Botellas rotas

Al llegar al trabajo cuando todavía amanecía, me fijé en una furgoneta de reparto mal estacionada con las puertas abiertas. A menudo veo este tipo de vehículos a toda velocidad, acelerando de golpe, frenando al límite, colándose en cada hueco. El interior de esta estaba repleto de cajas hasta el techo.
Daba la impresión de que el conductor acababa también de iniciar su ruta diaria y pensé que sería el primer punto de una larga cadena de entregas a contrarreloj. El repartidor, enfundado en su vestimenta con elementos reflectantes y cargando un carrito amarillo, se movía rápido, probablemente apurado por cumplir la hoja de servicios de ese día.
De pronto, en cuestión de medio segundo, una de cajas, tal vez mal apiladas por las prisas para arrancar cuanto antes, se venció y cayó al suelo.
Algunas de las botellas de cristal que contenía se rompieron. El sonido del cristal al quebrarse contra el asfalto, en medio del creciente ruido del tráfico de las calles de alrededor y de los pasos veloces de los trabajadores en dirección a sus oficinas, se clavó en mi mente, en una sacudida que me puso en alerta y disparó mis pensamientos.
Las botellas podían haberse caído encima del trabajador, los cristales podían haber saltado a su cuerpo. Igual que se rompieron esas botellas, podía haberse roto él. La diferencia entre lo que podía haber pasado y lo que pasó apenas fueron unos centímetros.
Me pregunté en qué condiciones estaría trabajando ese hombre, cuánta presión tiene que aguantar, cuál es la exigencia que le imponen cada jornada. ¿En qué medida le influye para tener que ir de aquí para allá, acelerando y frenando, abriendo y cerrando, cargando y descargando, mirando al frente y a las indicaciones de su hoja de servicio?
Ya puestos, ¿le harán pagar las botellas rotas?, ¿le habrían dejado ir al médico de haber sufrido un percance?, ¿les importará más la mercancía perdida que la salud de su empleado?

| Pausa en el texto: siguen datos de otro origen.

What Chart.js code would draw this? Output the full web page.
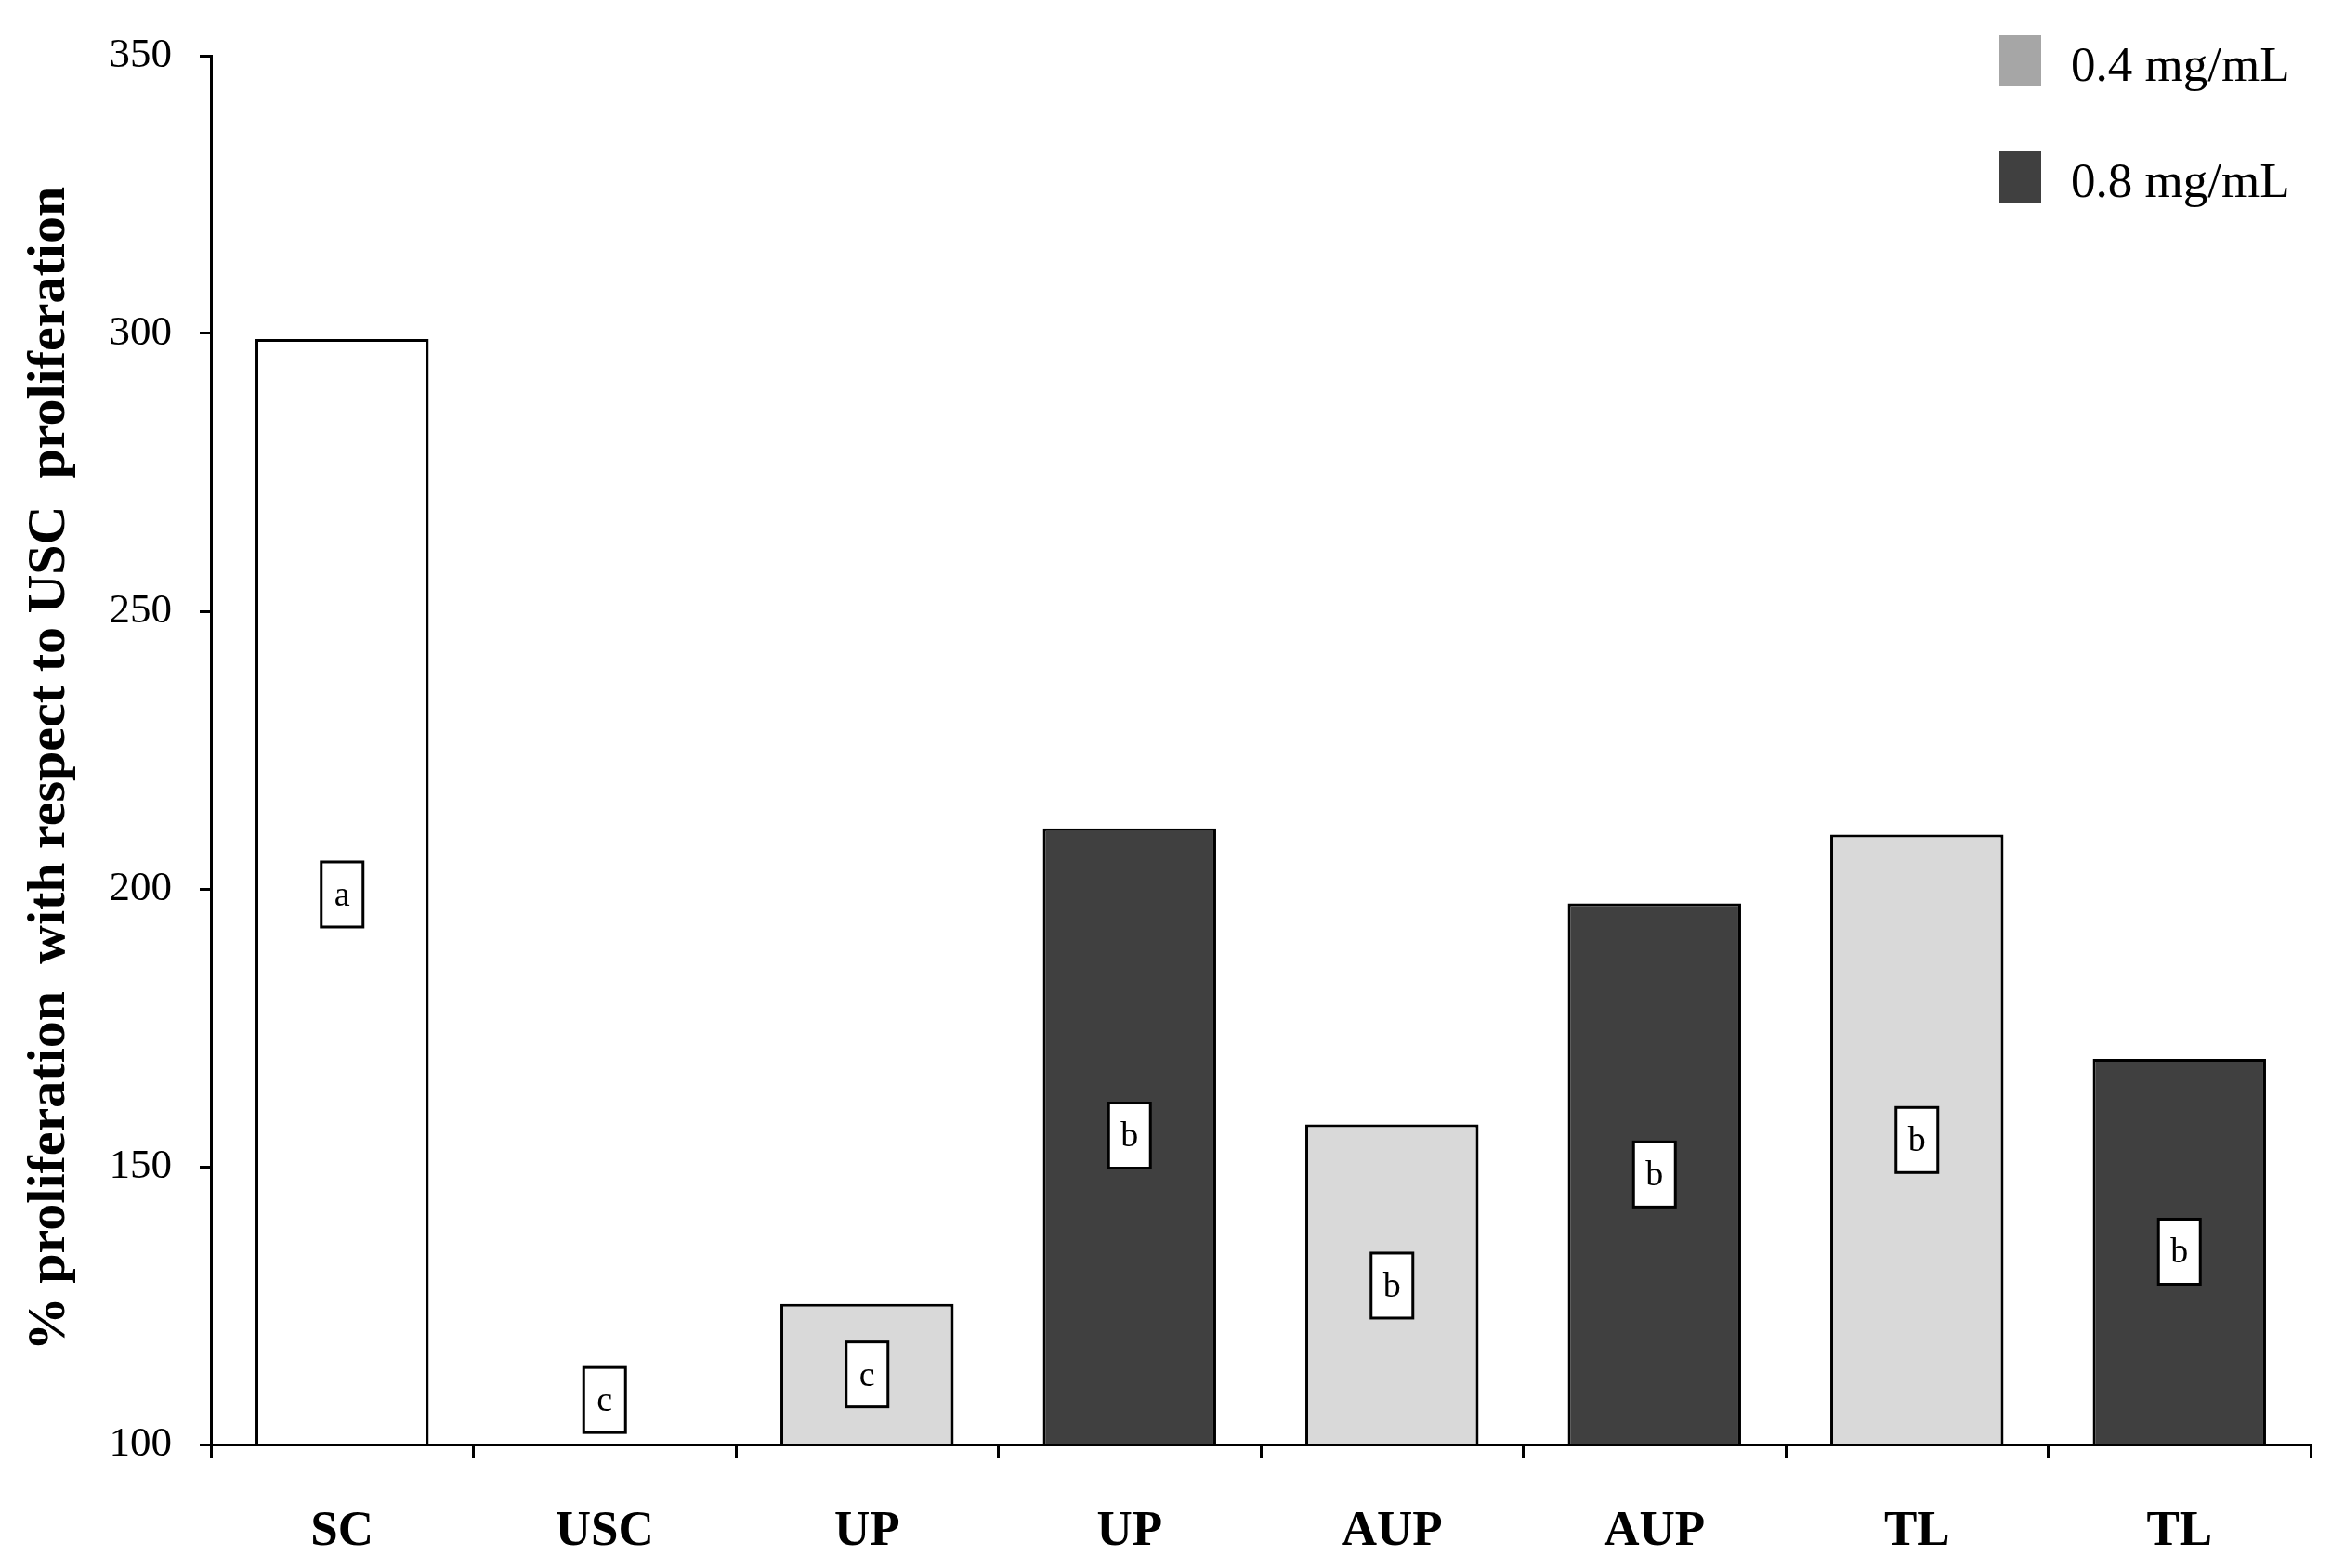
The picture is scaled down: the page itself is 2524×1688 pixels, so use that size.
<!DOCTYPE html>
<html>
<head>
<meta charset="utf-8">
<script src="https://cdn.jsdelivr.net/npm/chart.js@4"></script>
<style>
  html,body{margin:0;padding:0;background:#fff;}
  #wrap{width:2524px;height:1688px;}
</style>
</head>
<body>
<div id="wrap"><canvas id="c" width="2524" height="1688"></canvas></div>
<script>
// ---- data ----
const categories = ['SC', 'USC', 'UP', 'UP', 'AUP', 'AUP', 'TL', 'TL'];
const concentration = ['ctrl', 'ctrl', '0.4', '0.8', '0.4', '0.8', '0.4', '0.8'];
const proliferation = [299, 100, 125.3, 210.9, 157.6, 197.4, 209.8, 169.4];
const letters = ['a', 'c', 'c', 'b', 'b', 'b', 'b', 'b'];
const letterValues = [199, 108, 112.6, 155.6, 128.6, 148.6, 154.8, 134.7];
const yTicks = [100, 150, 200, 250, 300, 350];
const legendLabels = ['0.4 mg/mL', '0.8 mg/mL'];
const yTitle = '% proliferation  with respect to USC  proliferation';

// ---- styles ----
const barColors = { 'ctrl': '#ffffff', '0.4': '#d9d9d9', '0.8': '#404040' };
const legendColors = ['#a6a6a6', '#404040'];
const serif = '"Liberation Serif", "Times New Roman", serif';

const letterPlugin = {
  id: 'letters',
  afterDatasetsDraw(chart) {
    const ctx = chart.ctx;
    const xs = chart.scales.x, ys = chart.scales.y;
    ctx.save();
    letters.forEach((t, i) => {
      const cx = xs.getPixelForValue(i);
      const cy = ys.getPixelForValue(letterValues[i]);
      const w = 45, h = 70;
      ctx.fillStyle = '#fff';
      ctx.fillRect(cx - w / 2, cy - h / 2, w, h);
      ctx.lineWidth = 3;
      ctx.strokeStyle = '#000';
      ctx.strokeRect(cx - w / 2, cy - h / 2, w, h);
      ctx.fillStyle = '#000';
      ctx.font = '38px ' + serif;
      ctx.textAlign = 'center';
      ctx.textBaseline = 'middle';
      ctx.fillText(t, cx, cy + 2);
    });
    ctx.restore();
  }
};

// y-axis title drawn manually so its centre can sit where the reference has it
const titlePlugin = {
  id: 'yTitleText',
  afterDraw(chart) {
    const ctx = chart.ctx;
    const ys = chart.scales.y;
    const cy = (ys.top + ys.bottom) / 2 + 20;
    ctx.save();
    ctx.translate(54, cy);
    ctx.rotate(-Math.PI / 2);
    ctx.fillStyle = '#000';
    ctx.font = 'bold 58px ' + serif;
    ctx.textAlign = 'center';
    ctx.textBaseline = 'middle';
    ctx.fillText(yTitle, 0, 0);
    ctx.restore();
  }
};

const legendPlugin = {
  id: 'customLegend',
  afterDraw(chart) {
    const ctx = chart.ctx;
    ctx.save();
    const x0 = 2152, tops = [38, 163];
    legendLabels.forEach((lab, i) => {
      ctx.fillStyle = legendColors[i];
      ctx.fillRect(x0, tops[i], 45, 55);
      ctx.fillStyle = '#000';
      ctx.font = '53px ' + serif;
      ctx.textAlign = 'left';
      ctx.textBaseline = 'alphabetic';
      ctx.fillText(lab, 2229, tops[i] + 49);
    });
    ctx.restore();
  }
};

new Chart(document.getElementById('c'), {
  type: 'bar',
  data: {
    labels: categories,
    datasets: [{
      label: 'proliferation',
      data: proliferation,
      backgroundColor: concentration.map(c => barColors[c]),
      borderColor: '#000',
      borderWidth: 3,
      borderSkipped: false,
      barPercentage: 0.66,
      categoryPercentage: 1
    }]
  },
  options: {
    responsive: false,
    animation: false,
    devicePixelRatio: 1,
    layout: { padding: { top: 60, right: 37, left: 0, bottom: 0 } },
    plugins: { legend: { display: false }, tooltip: { enabled: false } },
    scales: {
      x: {
        grid: { display: true, offset: true, drawOnChartArea: false, tickLength: 15, color: '#000', lineWidth: 3 },
        border: { display: true, color: '#000', width: 3 },
        ticks: { color: '#000', font: { family: serif, size: 53, weight: 'bold' }, padding: 48, maxRotation: 0 },
        afterFit(s) { s.height = 133; }
      },
      y: {
        min: 100, max: 350,
        afterBuildTicks(s) { s.ticks = yTicks.map(v => ({ value: v })); },
        grid: { display: true, drawOnChartArea: false, tickLength: 12, color: '#000', lineWidth: 3 },
        border: { display: true, color: '#000', width: 3 },
        ticks: { color: '#000', font: { family: serif, size: 45 }, padding: 30 },
        title: { display: false },
        afterFit(s) { s.width = 227; }
      }
    }
  },
  plugins: [letterPlugin, titlePlugin, legendPlugin]
});
</script>
</body>
</html>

No pude evitar recordar cuando trabajaba en una cocina colectiva en el comedor de un colegio, rodeada de un agobio espeso, siempre a la carrera, recibiendo indicaciones y pedidos sin descanso.
Me sentía una pieza más del engranaje empresarial, donde si produces el triple sin quejarte, mejor para la cuenta de resultados, donde si algo te pasa, simplemente te reemplazan y te echan a un lado, como esa botella que se estrelló esta mañana. Frágil y transparente a las miradas ajenas.
Hoy tengo otro empleo, no es el más lucrativo del mundo, ni ningún negocio con facturas millonarias, pero cada jornada me ofrece algo que el dinero no puede comprar y que no aparece en las ofertas de trabajo.
Me veo como persona y no como un recurso más, puedo relacionarme con los demás desde el respeto y el reconocimiento mutuo. Hay sitio para la amabilidad, para los afectos y para estar pendiente de los ritmos personales y valorar el esfuerzo de cada tarea.
A veces una caja vencida ayuda a descubrir lo que de verdad importa y te lleva a cuestionarte dónde queda la salud de la persona cuando lo único que se mira es la rentabilidad, la productividad, la velocidad y alcanzar los objetivos empresariales.
¿Cuánto más puede trabajar una persona al límite? ¿Por qué la dignidad de la persona que trabaja parece un lujo en vez de un derecho?